A mega-regional CPA firm is one with net revenues between $20 million and $250 million, and a presence in numerous local markets.

Across the country, mega-regionals came into existence as larger local firms grew in terms of staff, expertise, and capabilities. They moved to establish market dominance, either geographically by adding new offices in new locations, or by developing and staking out numerous niche practices. To a large degree, mega-regionals realized growth through merger and acquisition.

The transition included adding new capabilities and repositioning existing services. Big 4 and national firms concentrated on providing auditing services, opening the door for large local firms to deliver SOX compliance, internal auditing and tax compliance work.

Firms developed strong marketing departments and a commitment to branding that served to raise awareness, establish positioning, and create goodwill for attracting new talent and merger and acquisition candidates.

The Benefits of Mega-regionals

The mega-regional CPA firm phenomenon has produced a wealth of benefits for clients.
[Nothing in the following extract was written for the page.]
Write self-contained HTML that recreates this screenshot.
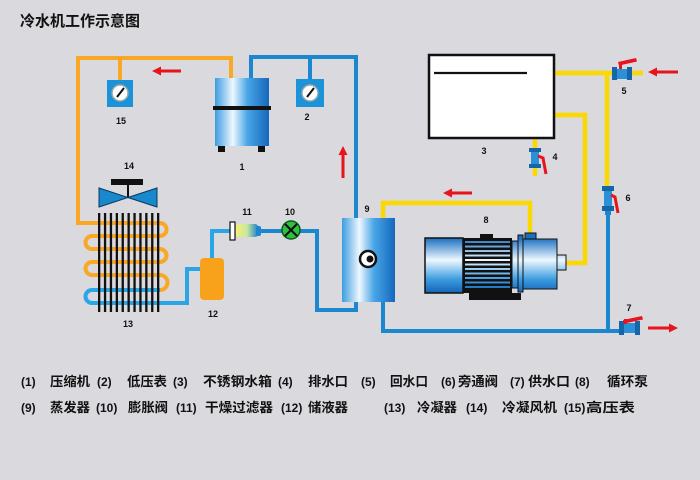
<!DOCTYPE html>
<html><head><meta charset="utf-8"><style>
html,body{margin:0;padding:0;background:#d9d9de;}
svg{display:block;}
text{font-family:"Liberation Sans","Noto Sans CJK SC",sans-serif;font-weight:bold;fill:#111;}
</style></head><body>
<svg width="700" height="480" viewBox="0 0 700 480" xmlns="http://www.w3.org/2000/svg">
<defs>
<linearGradient id="hg" x1="0" y1="0" x2="1" y2="0">
<stop offset="0" stop-color="#3c9ce0"/><stop offset="0.33" stop-color="#eef7ff"/><stop offset="0.6" stop-color="#4aa6e6"/><stop offset="1" stop-color="#1468bc"/>
</linearGradient>
<linearGradient id="vg" x1="0" y1="238" x2="0" y2="293" gradientUnits="userSpaceOnUse">
<stop offset="0" stop-color="#1a70c0"/><stop offset="0.4" stop-color="#eef7ff"/><stop offset="0.75" stop-color="#3c9ce0"/><stop offset="1" stop-color="#1464b4"/>
</linearGradient>
<linearGradient id="fg" x1="0" y1="0" x2="1" y2="0">
<stop offset="0" stop-color="#f6f070"/><stop offset="0.5" stop-color="#c8e8a0"/><stop offset="1" stop-color="#2080c8"/>
</linearGradient>
</defs>

<text x="20" y="26" font-size="15" textLength="120" lengthAdjust="spacingAndGlyphs">冷水机工作示意图</text>

<!-- orange refrigerant pipe -->
<g fill="none" stroke="#f9a825" stroke-width="4">
<path d="M231,80 V58 H78 V223 H160 A6.5 6.5 0 0 1 160,236 H92 A6.5 6.5 0 0 0 92,249 H160 A6.5 6.5 0 0 1 160,262 H92 A6.5 6.5 0 0 0 92,275 H160 A7.5 7.5 0 0 1 160,290"/>
<path d="M120,58 V80"/>
</g>
<!-- light blue lines -->
<g fill="none" stroke="#2aa6e6" stroke-width="4">
<path d="M160,290 H92 A6.5 6.5 0 0 0 92,303 H187 V269 H201"/>
<path d="M230,231 H212 V259"/>
</g>
<!-- blue refrigerant pipe -->
<g fill="none" stroke="#1b87cf" stroke-width="4">
<path d="M251,80 V57 H356 V219"/>
<path d="M310,57 V80"/>
<path d="M356,300 V310 H317 V231 H282"/>
<path d="M259,231 H283"/>
<path d="M383,300 V331 H622"/>
<path d="M608,214 V331"/>
</g>
<!-- yellow water pipes -->
<g fill="none" stroke="#fbd800" stroke-width="4.5">
<path d="M383,219 V203 H530 V234"/>
<path d="M565,263 H585 V115 H555"/>
<path d="M555,73 H643"/>
<path d="M607,73 V187"/>
<path d="M535,139 V176"/>
</g>

<!-- gauges -->
<rect x="107" y="80" width="26" height="27" fill="#1c92d8"/>
<circle cx="120" cy="93" r="8" fill="#fff" stroke="#9aa" stroke-width="1.5"/>
<line x1="117" y1="97" x2="124" y2="88" stroke="#111" stroke-width="2"/>
<rect x="296" y="79" width="28" height="28" fill="#1c92d8"/>
<circle cx="310" cy="93" r="8" fill="#fff" stroke="#9aa" stroke-width="1.5"/>
<line x1="307" y1="97" x2="314" y2="88" stroke="#111" stroke-width="2"/>

<!-- compressor -->
<rect x="215" y="78" width="54" height="68" fill="url(#hg)"/>
<rect x="213" y="106" width="58" height="4" fill="#111"/>
<rect x="218" y="146" width="7" height="6" fill="#111"/>
<rect x="258" y="146" width="7" height="6" fill="#111"/>

<!-- fan 14 -->
<rect x="111" y="179" width="32" height="6" fill="#111"/>
<line x1="128" y1="185" x2="128" y2="197" stroke="#111" stroke-width="2"/>
<polygon points="99,188 99,207 128,197.5" fill="#1a88cc" stroke="#0a3a60" stroke-width="1"/>
<polygon points="157,188 157,207 128,197.5" fill="#1a88cc" stroke="#0a3a60" stroke-width="1"/>

<!-- condenser fins -->
<g fill="#111">
<rect x="98" y="213" width="2.3" height="99"/><rect x="103.9" y="213" width="2.3" height="99"/><rect x="109.8" y="213" width="2.3" height="99"/><rect x="115.7" y="213" width="2.3" height="99"/><rect x="121.6" y="213" width="2.3" height="99"/><rect x="127.5" y="213" width="2.3" height="99"/><rect x="133.4" y="213" width="2.3" height="99"/><rect x="139.3" y="213" width="2.3" height="99"/><rect x="145.2" y="213" width="2.3" height="99"/><rect x="151.1" y="213" width="2.3" height="99"/><rect x="157" y="213" width="2.3" height="99"/>
</g>

<!-- receiver 12 -->
<rect x="200" y="258" width="24" height="42" rx="4" fill="#f7a21a"/>

<!-- filter 11 -->
<rect x="230" y="222" width="5" height="18" fill="#fff" stroke="#111" stroke-width="1.2"/>
<rect x="236" y="224" width="22" height="13" rx="3" fill="url(#fg)"/>
<rect x="256" y="226" width="5" height="10" rx="2" fill="#1b87cf"/>

<!-- expansion valve 10 -->
<circle cx="291" cy="230" r="9" fill="#30c040" stroke="#0d5a1e" stroke-width="1.5"/>
<line x1="285" y1="224" x2="297" y2="236" stroke="#111" stroke-width="2"/>
<line x1="297" y1="224" x2="285" y2="236" stroke="#111" stroke-width="2"/>

<!-- evaporator 9 -->
<rect x="342" y="218" width="53" height="84" fill="url(#hg)"/>
<circle cx="368" cy="259" r="8" fill="#fff" stroke="#111" stroke-width="2.5"/>
<circle cx="370" cy="259" r="3.5" fill="#111"/>

<!-- tank 3 -->
<rect x="429" y="55" width="125" height="83" fill="#fff" stroke="#111" stroke-width="2.5"/>
<line x1="434" y1="73" x2="527" y2="73" stroke="#111" stroke-width="2.2"/>

<!-- pump 8 -->
<rect x="480" y="234" width="13" height="5" fill="#111"/>
<rect x="469" y="293" width="52" height="7" fill="#111"/>
<rect x="425" y="238" width="38" height="55" fill="url(#vg)" stroke="#111" stroke-width="1.5"/>
<rect x="463" y="238" width="49" height="55" fill="#111"/>
<g fill="url(#vg)">
<rect x="465" y="241" width="45" height="2"/><rect x="465" y="245.5" width="45" height="2"/><rect x="465" y="250" width="45" height="2"/><rect x="465" y="254.5" width="45" height="2"/><rect x="465" y="259" width="45" height="2"/><rect x="465" y="263.5" width="45" height="2"/><rect x="465" y="268" width="45" height="2"/><rect x="465" y="272.5" width="45" height="2"/><rect x="465" y="277" width="45" height="2"/><rect x="465" y="281.5" width="45" height="2"/><rect x="465" y="286" width="45" height="2"/>
</g>
<rect x="512" y="241" width="6" height="47" fill="url(#vg)" stroke="#111" stroke-width="1"/>
<rect x="518" y="235" width="5" height="57" fill="url(#vg)" stroke="#111" stroke-width="1"/>
<rect x="523" y="239" width="34" height="50" fill="url(#vg)" stroke="#111" stroke-width="1"/>
<rect x="557" y="255" width="9" height="15" fill="url(#vg)" stroke="#111" stroke-width="1"/>
<rect x="525" y="233" width="11" height="6" fill="url(#vg)" stroke="#111" stroke-width="1"/>

<!-- valves -->
<g>
<rect x="612" y="67" width="5" height="13" fill="#1466a8"/><rect x="617" y="69" width="10" height="10" fill="#2a90d8"/><rect x="627" y="67" width="5" height="13" fill="#1466a8"/>
<rect x="619" y="63" width="3" height="6" fill="#e8141c"/>
<polygon points="618,62 636,58 637,61.5 619,65.5" fill="#e8141c"/>
</g>
<g>
<rect x="529" y="148" width="12" height="4" fill="#1466a8"/><rect x="531" y="152" width="8" height="12" fill="#2a90d8"/><rect x="529" y="164" width="12" height="4" fill="#1466a8"/>
<polyline points="538,156 543,158 546,174" fill="none" stroke="#e8141c" stroke-width="3"/>
</g>
<g>
<rect x="602" y="186" width="12" height="5" fill="#1466a8"/><rect x="604" y="191" width="8" height="18" fill="#2a90d8"/><rect x="602" y="206" width="12" height="5" fill="#1466a8"/><rect x="605" y="211" width="6" height="4" fill="#1b87cf"/>
<polyline points="611,195 615,197 618,213" fill="none" stroke="#e8141c" stroke-width="3"/>
</g>
<g>
<rect x="619" y="321" width="5" height="14" fill="#1466a8"/><rect x="624" y="323" width="11" height="10" fill="#2a90d8"/><rect x="635" y="321" width="5" height="14" fill="#1466a8"/>
<rect x="624" y="319" width="3" height="5" fill="#e8141c"/>
<polygon points="623,320 642,316 643,319.5 624,323.5" fill="#e8141c"/>
</g>

<!-- red arrows -->
<g fill="#e8141c">
<polygon points="152,71 161,66.5 161,69.5 181,69.5 181,72.5 161,72.5 161,75.5"/>
<polygon points="648,72 657,67.5 657,70.5 678,70.5 678,73.5 657,73.5 657,76.5"/>
<polygon points="443,193 452,188.5 452,191.5 472,191.5 472,194.5 452,194.5 452,197.5"/>
<polygon points="678,328 669,323.5 669,326.5 648,326.5 648,329.5 669,329.5 669,332.5"/>
<polygon points="343,146 347.5,155 344.5,155 344.5,178 341.5,178 341.5,155 338.5,155"/>
</g>

<!-- component labels -->
<g font-size="9" text-anchor="middle">
<text x="121" y="124">15</text>
<text x="307" y="120">2</text>
<text x="242" y="170">1</text>
<text x="129" y="169">14</text>
<text x="128" y="327">13</text>
<text x="213" y="317">12</text>
<text x="247" y="215">11</text>
<text x="290" y="215">10</text>
<text x="367" y="212">9</text>
<text x="486" y="223">8</text>
<text x="484" y="154">3</text>
<text x="555" y="160">4</text>
<text x="624" y="94">5</text>
<text x="628" y="201">6</text>
<text x="629" y="311">7</text>
</g>

<!-- legend -->
<g font-size="12">
<text x="21" y="386">(1)</text>
<text x="97" y="386">(2)</text>
<text x="173" y="386">(3)</text>
<text x="278" y="386">(4)</text>
<text x="361" y="386">(5)</text>
<text x="441" y="386">(6)</text>
<text x="510" y="386">(7)</text>
<text x="575" y="386">(8)</text>
<text x="21" y="412">(9)</text>
<text x="96" y="412">(10)</text>
<text x="176" y="412">(11)</text>
<text x="281" y="412">(12)</text>
<text x="384" y="412">(13)</text>
<text x="466" y="412">(14)</text>
<text x="564" y="412">(15)</text>
</g>
<g font-size="13">
<text x="50" y="386" textLength="40" lengthAdjust="spacingAndGlyphs">压缩机</text>
<text x="127" y="386" textLength="40" lengthAdjust="spacingAndGlyphs">低压表</text>
<text x="203" y="386" textLength="69" lengthAdjust="spacingAndGlyphs">不锈钢水箱</text>
<text x="308" y="386" textLength="40" lengthAdjust="spacingAndGlyphs">排水口</text>
<text x="390" y="386" textLength="38" lengthAdjust="spacingAndGlyphs">回水口</text>
<text x="458" y="386" textLength="40" lengthAdjust="spacingAndGlyphs">旁通阀</text>
<text x="528" y="386" textLength="42" lengthAdjust="spacingAndGlyphs">供水口</text>
<text x="607" y="386" textLength="41" lengthAdjust="spacingAndGlyphs">循环泵</text>

<text x="50" y="412" textLength="40" lengthAdjust="spacingAndGlyphs">蒸发器</text>
<text x="128" y="412" textLength="40" lengthAdjust="spacingAndGlyphs">膨胀阀</text>
<text x="205" y="412" textLength="68" lengthAdjust="spacingAndGlyphs">干燥过滤器</text>
<text x="308" y="412" textLength="40" lengthAdjust="spacingAndGlyphs">储液器</text>
<text x="417" y="412" textLength="40" lengthAdjust="spacingAndGlyphs">冷凝器</text>
<text x="502" y="412" textLength="55" lengthAdjust="spacingAndGlyphs">冷凝风机</text>
<text x="586" y="412" textLength="49" lengthAdjust="spacingAndGlyphs">高压表</text>
</g>
</svg>
</body></html>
At a fundamental level, mega-regionals provide more resources, more capabilities, greater levels of expertise and a deeper bench than their local competitors. They have individuals who become regional gurus in specialized, specific industry service niches. They have the resources to invest in new services and attract better personnel. And since a mega-regional is essentially a local firm, their ability to leverage their size for purposes of helping clients with banking and legal matters is unmatched.

In an era where stretching pennies is increasing important, mega-regionals deliver outstanding value to clients. Their fee structures are significantly less than Big 4 or national firms, and competitive with the rates of local firms.

Last but not least, mega-regionals have been able to retain their small firm personality yet deliver big firm capabilities. For many clients, this balance in conjunction with the mega-regional's fee structure represents just the right proportion of technical competence and fiscal conservatism.

In Our Market

Although there are exceptions, mega-regionals tend to root in areas of high growth. For example, in downstate New York there are about a dozen firms that fit the megaregional firm profile.

However, at this point in time there are no mega-regionals in the Finger Lakes/Western New York market, although there are a few firms like ours that are poised to move in this direction. We continue to add new services and are involved in active merger discussions that by next year, will result in TBG becoming the first regional CPA firm in upstate New York to reach the $25 million net revenue mark.

Like other Managing Partners across the country who grew their firms into mega-regional status, it's my belief that a CPA firm's ability to keep their clients in compliance, and grow and protect assets, can be done more effectively with broader and deeper capabilities and resources.

I've been privileged to be a participant in the changes that have swept the accounting industry and expect that the face of public accounting over the next ten years market will be different from that of today.

I'm looking forward to what the future holds.


Disclaimer: The Bonadio Group provides the information in Viewpoints for general guidance only, and does not constitute the provision of legal advice, tax advice, accounting services, investment advice, or professional consulting of any kind. The information provided herein should not be used as a substitute for consultation with professional tax, accounting, legal, or other competent advisers. Before making any decision or taking any action, you should consult a professional adviser who has been provided with all pertinent facts relevant to your particular situation. Tax articles in Viewpoints are not intended to be used, and cannot be used by any taxpayer, for the purpose of avoiding accuracy-related penalties that may be imposed on the taxpayer. The information is provided "as is," with no assurance or guarantee of completeness, accuracy, or timeliness of the information, and without warranty of any kind, express or implied, including but not limited to warranties of performance, merchantability, and fitness for a particular purpose.